Does your scroll affect the poll?

Mariah Campbell, Jaya Gafford, and Katriel Pickett
Contributing Writers

With the third Democratic debate vastly approaching, the 2020 presidential election has generated buzz across the nation as millennials interject their opinions into a social media pool of political conversation.

All of the political “Twitter beef” has caused some division amongst this new generation of voters. In speaking with local college students, many claim that they want to gain more political knowledge while others rather scroll than head to the voting polls.

“Before I wasn’t interested in politics,” said Texas Southern University (TSU) student, Delani Mixon, “now that I’m older and of age to vote, I feel that it’s important to at least to know what’s going on in the real world and to know my options when it comes to the political election.”

Students that lack interest in politics have forced many political candidates to campaign heavily through social media. This form of communication has led to an influx of student awareness and involvement in politics. 

Many first-time voters and college students now look to social networking sites for the latest news and advice on political issues.

“I’m on Twitter all the time but I don’t watch the news very often,” said TSU student, Jaylah Stegall. This perception proves commonality as 60% of surveyed  respondents claim that social media is their primary source of fact gathering on political topics.

Despite the perceptions of many new-age voters, politics directly affect their generations. In the previous 2020 primary debates, candidates have discussed sensitive topics like universal health care, loan forgiveness, and even gun control.

All of the TSU survey respondents said when debating such issues, college students should consider and critically analyze the direct impact of each candidates’ political agenda.

As TSU prepares for the Third Democratic primary debate, students are encouraged to take this opportunity to immerse in the political atmosphere that’s engulfing TSU’s legendary Tiger Walk.

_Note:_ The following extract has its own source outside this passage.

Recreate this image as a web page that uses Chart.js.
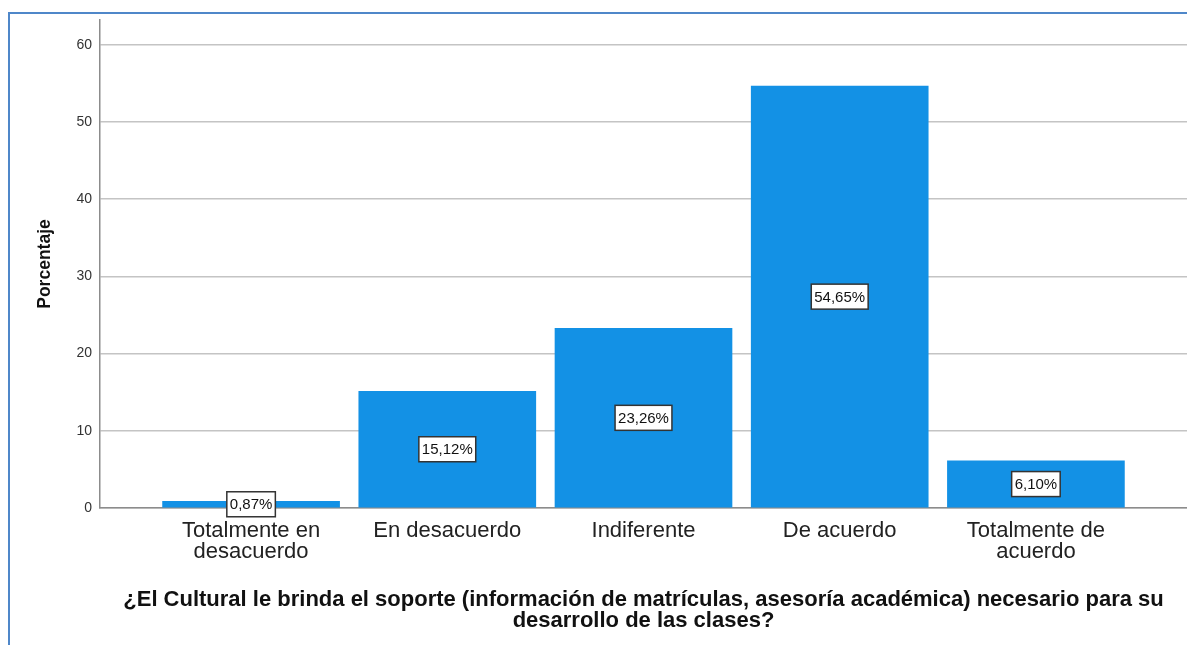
<!DOCTYPE html>
<html>
<head>
<meta charset="utf-8">
<script src="https://cdn.jsdelivr.net/npm/chart.js@4"></script>
<style>
  html, body { margin: 0; padding: 0; background: #fff; }
  #wrap { position: relative; width: 1187px; height: 645px; overflow: hidden; }
  #frame { position: absolute; left: 8px; top: 12px; right: -4px; bottom: -4px;
           border-left: 2px solid #4f87c9; border-top: 2px solid #4f87c9; }
  canvas { position: absolute; left: 0; top: 0; }
</style>
</head>
<body>
<div id="wrap">
  <div id="frame"></div>
  <canvas id="chart" width="1187" height="645"></canvas>
</div>
<script>
const categories = [
  ['Totalmente en', 'desacuerdo'],
  ['En desacuerdo'],
  ['Indiferente'],
  ['De acuerdo'],
  ['Totalmente de', 'acuerdo']
];
const positions = [1, 2, 3, 4, 5];
const percentages = [0.87, 15.12, 23.26, 54.65, 6.10];
const yTicks = [0, 10, 20, 30, 40, 50, 60];

const FONT = "'Liberation Sans', Arial, sans-serif";

// white boxes with the percentage, centred in each bar
const valueBoxes = {
  id: 'valueBoxes',
  afterDatasetsDraw(chart) {
    const ctx = chart.ctx;
    const meta = chart.getDatasetMeta(0);
    ctx.save();
    ctx.font = '15px ' + FONT;
    ctx.textAlign = 'center';
    ctx.textBaseline = 'middle';
    meta.data.forEach((bar, i) => {
      const txt = percentages[i].toFixed(2).replace('.', ',') + '%';
      const cy = (bar.y + bar.base) / 2;
      const w = ctx.measureText(txt).width + 6;
      const h = 25;
      ctx.fillStyle = '#ffffff';
      ctx.fillRect(bar.x - w / 2, cy - h / 2, w, h);
      ctx.strokeStyle = '#333333';
      ctx.lineWidth = 1.5;
      ctx.strokeRect(bar.x - w / 2, cy - h / 2, w, h);
      ctx.fillStyle = '#111111';
      ctx.fillText(txt, bar.x, cy + 1);
    });
    ctx.restore();
  }
};

new Chart(document.getElementById('chart'), {
  type: 'bar',
  data: {
    datasets: [{
      data: positions.map((p, i) => ({ x: p, y: percentages[i] })),
      backgroundColor: '#1391e5',
      borderWidth: 0,
      barThickness: 177
    }]
  },
  options: {
    responsive: false,
    animation: false,
    layout: { padding: { left: 0, right: 0, top: 20, bottom: 0 } },
    plugins: { legend: { display: false }, tooltip: { enabled: false } },
    scales: {
      x: {
        type: 'linear',
        offset: false,
        min: 0.23,
        max: 5.77,
        afterBuildTicks: s => { s.ticks = positions.map(v => ({ value: v })); },
        afterFit: s => { s.height = 137; },
        grid: { color: 'transparent', drawTicks: false },
        border: { color: '#8c8c8c', width: 1.5 },
        ticks: {
          padding: 12,
          maxRotation: 0,
          autoSkip: false,
          font: { size: 22, family: FONT, lineHeight: '21px' },
          color: '#222',
          callback: v => categories[v - 1]
        },
        title: {
          display: true,
          text: ['¿El Cultural le brinda el soporte (información de matrículas, asesoría académica) necesario para su',
                 'desarrollo de las clases?'],
          font: { size: 22, weight: 'bold', family: FONT, lineHeight: '21px' },
          color: '#111',
          padding: { top: 20, bottom: 14 }
        }
      },
      y: {
        min: 0,
        max: 63.2,
        afterBuildTicks: s => { s.ticks = yTicks.map(v => ({ value: v })); },
        afterFit: s => { s.width = 100; },
        grid: { color: '#c4c4c4', lineWidth: 1.5, drawTicks: false },
        border: { color: '#8c8c8c', width: 1.5 },
        ticks: {
          padding: 8,
          font: { size: 14, family: FONT },
          color: '#333'
        },
        title: {
          display: true,
          text: 'Porcentaje',
          font: { size: 17.5, weight: 'bold', family: FONT, lineHeight: '21px' },
          color: '#111',
          padding: { top: 35, bottom: 0 }
        }
      }
    }
  },
  plugins: [valueBoxes]
});
</script>
</body>
</html>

Due to the limited supply of student/faculty tickets, TSU will be hosting a live watch party in the Granville M. Sawyer Auditorium for students and staff to still participate in this groundbreaking event.

Political discussions surrounding the debate and the upcoming election will be live on social media. So, the next time you’re looking to join in on the political chatter, look no further than your Twitter, Instagram, and Facebook timelines.  Survey respondents said take the initiative to learn all you can and inspire friends, family, and peers to stay informed about the local elections, happening on Nov. 5, 2019, and the latest news regarding the 2020 Presidential election.